— Description of the task —
Below is some material; set it all down exactly, apart from the pictures.
◇ ◇ ◇ ◇
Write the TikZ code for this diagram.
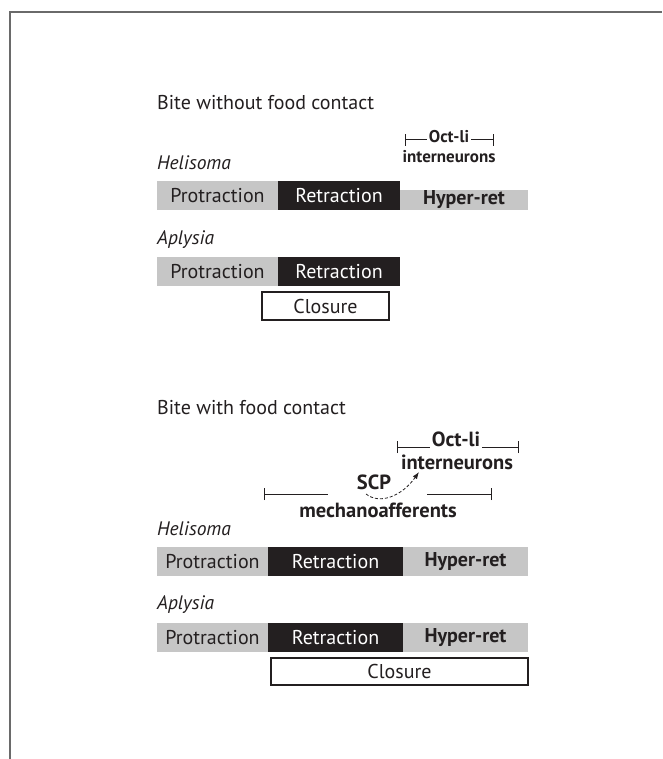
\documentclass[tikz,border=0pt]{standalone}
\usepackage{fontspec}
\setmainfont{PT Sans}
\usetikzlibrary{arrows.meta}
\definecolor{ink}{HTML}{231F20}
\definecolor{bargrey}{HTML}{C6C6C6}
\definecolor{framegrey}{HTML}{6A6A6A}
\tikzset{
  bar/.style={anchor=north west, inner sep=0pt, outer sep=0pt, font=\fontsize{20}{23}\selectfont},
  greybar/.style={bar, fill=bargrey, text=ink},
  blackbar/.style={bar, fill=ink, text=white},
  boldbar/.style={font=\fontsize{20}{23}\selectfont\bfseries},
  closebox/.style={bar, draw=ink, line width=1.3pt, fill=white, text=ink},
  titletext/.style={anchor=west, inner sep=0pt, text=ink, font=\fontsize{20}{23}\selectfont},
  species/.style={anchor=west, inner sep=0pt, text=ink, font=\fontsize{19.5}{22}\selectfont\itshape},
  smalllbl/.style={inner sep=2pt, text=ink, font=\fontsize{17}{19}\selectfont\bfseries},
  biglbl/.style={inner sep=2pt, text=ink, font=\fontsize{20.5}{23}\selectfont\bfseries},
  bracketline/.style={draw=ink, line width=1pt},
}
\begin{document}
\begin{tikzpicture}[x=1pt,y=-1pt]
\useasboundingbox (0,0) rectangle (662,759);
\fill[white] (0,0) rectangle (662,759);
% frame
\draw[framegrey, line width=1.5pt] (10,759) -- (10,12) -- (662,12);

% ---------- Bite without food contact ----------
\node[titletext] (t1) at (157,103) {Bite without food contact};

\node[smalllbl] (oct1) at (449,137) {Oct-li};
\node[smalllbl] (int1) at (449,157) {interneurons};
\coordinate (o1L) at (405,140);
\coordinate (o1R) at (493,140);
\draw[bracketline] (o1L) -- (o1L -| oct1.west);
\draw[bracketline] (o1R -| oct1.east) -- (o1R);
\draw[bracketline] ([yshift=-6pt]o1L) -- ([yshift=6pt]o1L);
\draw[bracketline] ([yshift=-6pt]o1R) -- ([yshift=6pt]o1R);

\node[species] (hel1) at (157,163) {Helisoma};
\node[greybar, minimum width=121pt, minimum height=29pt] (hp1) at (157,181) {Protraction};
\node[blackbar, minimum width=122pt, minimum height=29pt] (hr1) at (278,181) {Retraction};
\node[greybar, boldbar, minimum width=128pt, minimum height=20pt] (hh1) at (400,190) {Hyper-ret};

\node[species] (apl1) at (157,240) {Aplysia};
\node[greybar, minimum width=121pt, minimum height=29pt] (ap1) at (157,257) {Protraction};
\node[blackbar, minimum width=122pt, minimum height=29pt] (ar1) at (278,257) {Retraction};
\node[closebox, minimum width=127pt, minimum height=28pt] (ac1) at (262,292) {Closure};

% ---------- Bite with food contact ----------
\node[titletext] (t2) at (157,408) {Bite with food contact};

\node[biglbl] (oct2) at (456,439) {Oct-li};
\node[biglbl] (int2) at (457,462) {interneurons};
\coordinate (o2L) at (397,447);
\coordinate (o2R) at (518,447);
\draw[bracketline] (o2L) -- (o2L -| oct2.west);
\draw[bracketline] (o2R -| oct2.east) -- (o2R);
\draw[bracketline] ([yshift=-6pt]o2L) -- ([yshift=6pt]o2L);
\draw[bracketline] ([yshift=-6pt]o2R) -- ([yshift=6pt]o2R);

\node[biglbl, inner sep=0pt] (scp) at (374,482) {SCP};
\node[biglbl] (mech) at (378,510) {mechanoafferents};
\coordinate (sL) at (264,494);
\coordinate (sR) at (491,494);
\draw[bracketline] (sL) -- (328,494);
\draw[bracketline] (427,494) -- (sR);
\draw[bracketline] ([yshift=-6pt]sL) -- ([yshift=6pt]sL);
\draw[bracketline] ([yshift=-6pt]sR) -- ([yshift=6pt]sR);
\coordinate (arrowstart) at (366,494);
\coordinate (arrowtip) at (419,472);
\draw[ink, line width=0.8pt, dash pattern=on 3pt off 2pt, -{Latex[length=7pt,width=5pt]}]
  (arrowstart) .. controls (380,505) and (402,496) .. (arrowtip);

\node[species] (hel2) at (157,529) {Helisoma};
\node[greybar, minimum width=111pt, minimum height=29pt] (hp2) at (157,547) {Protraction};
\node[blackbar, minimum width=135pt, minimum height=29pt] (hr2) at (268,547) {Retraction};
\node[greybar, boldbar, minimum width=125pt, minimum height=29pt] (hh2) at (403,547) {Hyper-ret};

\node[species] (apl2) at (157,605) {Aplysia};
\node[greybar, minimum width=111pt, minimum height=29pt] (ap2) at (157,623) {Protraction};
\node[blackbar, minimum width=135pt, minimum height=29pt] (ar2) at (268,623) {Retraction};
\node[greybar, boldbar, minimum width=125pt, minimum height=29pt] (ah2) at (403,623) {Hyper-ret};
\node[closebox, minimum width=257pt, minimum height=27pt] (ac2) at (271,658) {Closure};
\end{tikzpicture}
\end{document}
◇ ◇ ◇ ◇
— Response to the task —
Write the TikZ code for this diagram.
\documentclass[tikz,border=0pt]{standalone}
\usepackage{fontspec}
\setmainfont{PT Sans}
\usetikzlibrary{arrows.meta}
\definecolor{ink}{HTML}{231F20}
\definecolor{bargrey}{HTML}{C6C6C6}
\definecolor{framegrey}{HTML}{6A6A6A}
\tikzset{
  bar/.style={anchor=north west, inner sep=0pt, outer sep=0pt, font=\fontsize{20}{23}\selectfont},
  greybar/.style={bar, fill=bargrey, text=ink},
  blackbar/.style={bar, fill=ink, text=white},
  boldbar/.style={font=\fontsize{20}{23}\selectfont\bfseries},
  closebox/.style={bar, draw=ink, line width=1.3pt, fill=white, text=ink},
  titletext/.style={anchor=west, inner sep=0pt, text=ink, font=\fontsize{20}{23}\selectfont},
  species/.style={anchor=west, inner sep=0pt, text=ink, font=\fontsize{19.5}{22}\selectfont\itshape},
  smalllbl/.style={inner sep=2pt, text=ink, font=\fontsize{17}{19}\selectfont\bfseries},
  biglbl/.style={inner sep=2pt, text=ink, font=\fontsize{20.5}{23}\selectfont\bfseries},
  bracketline/.style={draw=ink, line width=1pt},
}
\begin{document}
\begin{tikzpicture}[x=1pt,y=-1pt]
\useasboundingbox (0,0) rectangle (662,759);
\fill[white] (0,0) rectangle (662,759);
% frame
\draw[framegrey, line width=1.5pt] (10,759) -- (10,12) -- (662,12);

% ---------- Bite without food contact ----------
\node[titletext] (t1) at (157,103) {Bite without food contact};

\node[smalllbl] (oct1) at (449,137) {Oct-li};
\node[smalllbl] (int1) at (449,157) {interneurons};
\coordinate (o1L) at (405,140);
\coordinate (o1R) at (493,140);
\draw[bracketline] (o1L) -- (o1L -| oct1.west);
\draw[bracketline] (o1R -| oct1.east) -- (o1R);
\draw[bracketline] ([yshift=-6pt]o1L) -- ([yshift=6pt]o1L);
\draw[bracketline] ([yshift=-6pt]o1R) -- ([yshift=6pt]o1R);

\node[species] (hel1) at (157,163) {Helisoma};
\node[greybar, minimum width=121pt, minimum height=29pt] (hp1) at (157,181) {Protraction};
\node[blackbar, minimum width=122pt, minimum height=29pt] (hr1) at (278,181) {Retraction};
\node[greybar, boldbar, minimum width=128pt, minimum height=20pt] (hh1) at (400,190) {Hyper-ret};

\node[species] (apl1) at (157,240) {Aplysia};
\node[greybar, minimum width=121pt, minimum height=29pt] (ap1) at (157,257) {Protraction};
\node[blackbar, minimum width=122pt, minimum height=29pt] (ar1) at (278,257) {Retraction};
\node[closebox, minimum width=127pt, minimum height=28pt] (ac1) at (262,292) {Closure};

% ---------- Bite with food contact ----------
\node[titletext] (t2) at (157,408) {Bite with food contact};

\node[biglbl] (oct2) at (456,439) {Oct-li};
\node[biglbl] (int2) at (457,462) {interneurons};
\coordinate (o2L) at (397,447);
\coordinate (o2R) at (518,447);
\draw[bracketline] (o2L) -- (o2L -| oct2.west);
\draw[bracketline] (o2R -| oct2.east) -- (o2R);
\draw[bracketline] ([yshift=-6pt]o2L) -- ([yshift=6pt]o2L);
\draw[bracketline] ([yshift=-6pt]o2R) -- ([yshift=6pt]o2R);

\node[biglbl, inner sep=0pt] (scp) at (374,482) {SCP};
\node[biglbl] (mech) at (378,510) {mechanoafferents};
\coordinate (sL) at (264,494);
\coordinate (sR) at (491,494);
\draw[bracketline] (sL) -- (328,494);
\draw[bracketline] (427,494) -- (sR);
\draw[bracketline] ([yshift=-6pt]sL) -- ([yshift=6pt]sL);
\draw[bracketline] ([yshift=-6pt]sR) -- ([yshift=6pt]sR);
\coordinate (arrowstart) at (366,494);
\coordinate (arrowtip) at (419,472);
\draw[ink, line width=0.8pt, dash pattern=on 3pt off 2pt, -{Latex[length=7pt,width=5pt]}]
  (arrowstart) .. controls (380,505) and (402,496) .. (arrowtip);

\node[species] (hel2) at (157,529) {Helisoma};
\node[greybar, minimum width=111pt, minimum height=29pt] (hp2) at (157,547) {Protraction};
\node[blackbar, minimum width=135pt, minimum height=29pt] (hr2) at (268,547) {Retraction};
\node[greybar, boldbar, minimum width=125pt, minimum height=29pt] (hh2) at (403,547) {Hyper-ret};

\node[species] (apl2) at (157,605) {Aplysia};
\node[greybar, minimum width=111pt, minimum height=29pt] (ap2) at (157,623) {Protraction};
\node[blackbar, minimum width=135pt, minimum height=29pt] (ar2) at (268,623) {Retraction};
\node[greybar, boldbar, minimum width=125pt, minimum height=29pt] (ah2) at (403,623) {Hyper-ret};
\node[closebox, minimum width=257pt, minimum height=27pt] (ac2) at (271,658) {Closure};
\end{tikzpicture}
\end{document}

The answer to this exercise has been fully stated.